San Diego soon will add another sparkling venue to its booming arts and culture scene, with the announcement of the Joan and Irwin Jacobs Performing Arts Center.
The $38.9 million project will transform a historic Navy building at Liberty Station in Point Loma into a multi-use theater and arts hub, and will serve as the new home for San Diego’s powerhouse Cygnet Theatre.
The center, born through a partnership between Cygnet and the NTC Foundation, is expected to open in late 2024. It’s made possible by contributions from leading San Diego philanthropists — most prominently Joan and Irwin Jacobs, the new complex’s namesake donors — and will be the latest addition to the burgeoning Arts District Liberty Station.
The Jacobs Performing Arts center will join such major recent or pending additions to the San Diego arts and culture scene as the $68 million Epstein Family Amphitheater at the University of California San Diego, which opened in October; the $17 million The Sound at the Del Mar Fairgrounds, set to open in February 2023; La Jolla Music Society’s $82 million Conrad Prebys Performing Arts Center (aka The Conrad), which debuted in 2019; and the San Diego Symphony’s $85 million Rady Shell at Jacobs Park, the jewel of San Diego’s waterfront, which was unveiled in 2021.

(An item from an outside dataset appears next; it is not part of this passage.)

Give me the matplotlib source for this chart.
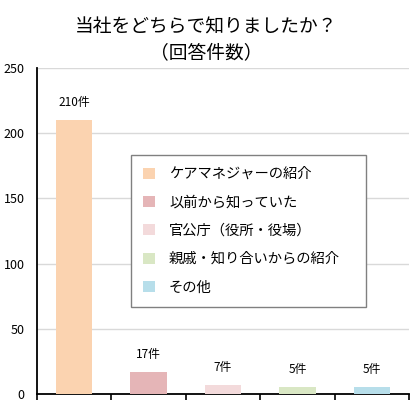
import matplotlib
matplotlib.use("Agg")
import matplotlib.pyplot as plt
from matplotlib.patches import Patch

plt.rcParams['font.family'] = ['Noto Sans CJK JP', 'DejaVu Sans']

categories = ["ケアマネジャーの紹介", "以前から知っていた", "官公庁（役所・役場）", "親戚・知り合いからの紹介", "その他"]
values = [210, 17, 7, 5, 5]
bar_labels = ["210件", "17件", "7件", "5件", "5件"]
colors = ["#FBD3B0", "#E5B5B7", "#F3DADB", "#D9E7C4", "#B7DEEA"]
yticks = [0, 50, 100, 150, 200, 250]
title_lines = ["当社をどちらで知りましたか？", "（回答件数）"]

fig = plt.figure(figsize=(4.13, 4.09), dpi=100)
ax = fig.add_axes([37/413, 15/409, 372/413, 326/409])

x = list(range(len(values)))
ax.bar(x, values, width=0.49, color=colors, zorder=3)
for xi, v, lab in zip(x, values, bar_labels):
    ax.annotate(lab, (xi, v), xytext=(0, 8), textcoords='offset points',
                ha='center', va='bottom', fontsize=8.5)

ax.set_xlim(-0.5, len(values) - 0.5)
ax.set_ylim(0, 250)
ax.set_yticks(yticks)
ax.tick_params(axis='y', length=0, labelsize=9, pad=9)
ax.set_xticks([i - 0.5 for i in range(len(values) + 1)])
ax.set_xticklabels([])
ax.tick_params(axis='x', length=4, width=1.2, direction='out', color='black')
ax.grid(axis='y', color='#D9D9D9', linewidth=1, zorder=0)
for s in ['top', 'right']:
    ax.spines[s].set_visible(False)
ax.spines['left'].set_linewidth(1.3)
ax.spines['bottom'].set_linewidth(1.3)

handles = [Patch(facecolor=c, edgecolor='none') for c in colors]
leg = ax.legend(handles, categories, loc='upper left',
                bbox_to_anchor=(0.253, 0.27, 0.631, 0.463), mode='expand',
                fontsize=10.3, frameon=True, fancybox=False, edgecolor='#808080',
                framealpha=1, handlelength=0.8, handleheight=0.8, handletextpad=1.0,
                labelspacing=1.0, borderpad=0.85, borderaxespad=0)
leg.get_frame().set_linewidth(1.0)
leg.set_zorder(5)

fig.text(0.5, 1 - 27/409, title_lines[0], ha='center', va='center', fontsize=13.5)
fig.text(0.5, 1 - 53/409, title_lines[1], ha='center', va='center', fontsize=13.5)

fig.savefig("out.png", dpi=100)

The Museum of Contemporary Art San Diego‘s flagship La Jolla location also reopened this year after a sweeping (and stunning) $105 million renovation, while Balboa Park’s Mingei Museum and Timken Museum likewise opened their doors again after their own re-envisioning projects (at $55 million for the Mingei and $3 million for the Timken). East County’s The Magnolia and University Heights’ Diversionary Theatre have undergone major updates as well, and two brand-new museums also have opened in the past year: the Comic-Con Museum in Balboa Park, and Barrio Logan’s Chicano Park Museum.
And the Joan and Irwin Jacobs Music Center, the San Diego Symphony’s historic indoor performance space at Copley Symphony Hall downtown, is undergoing a $125 million renovation and is expected to reopen in fall 2023.
It’s all part of a major upsurge in San Diego’s arts scene, driven by record-breaking philanthropic investment and putting the city in the national spotlight.
At the official announcement of the Jacobs Performing Arts Center, held at THE LOT at Liberty Station, San Diego Mayor Todd Gloria spoke of the importance of arts and culture to the area’s tourism industry and to the San Diego economy in general, and listed the many new venues coming online.
“I’m so glad we’ll be able to add this building — and Cygnet and the NTC Foundation — to that constellation of incredible stars that is our arts and culture environment,” Gloria said.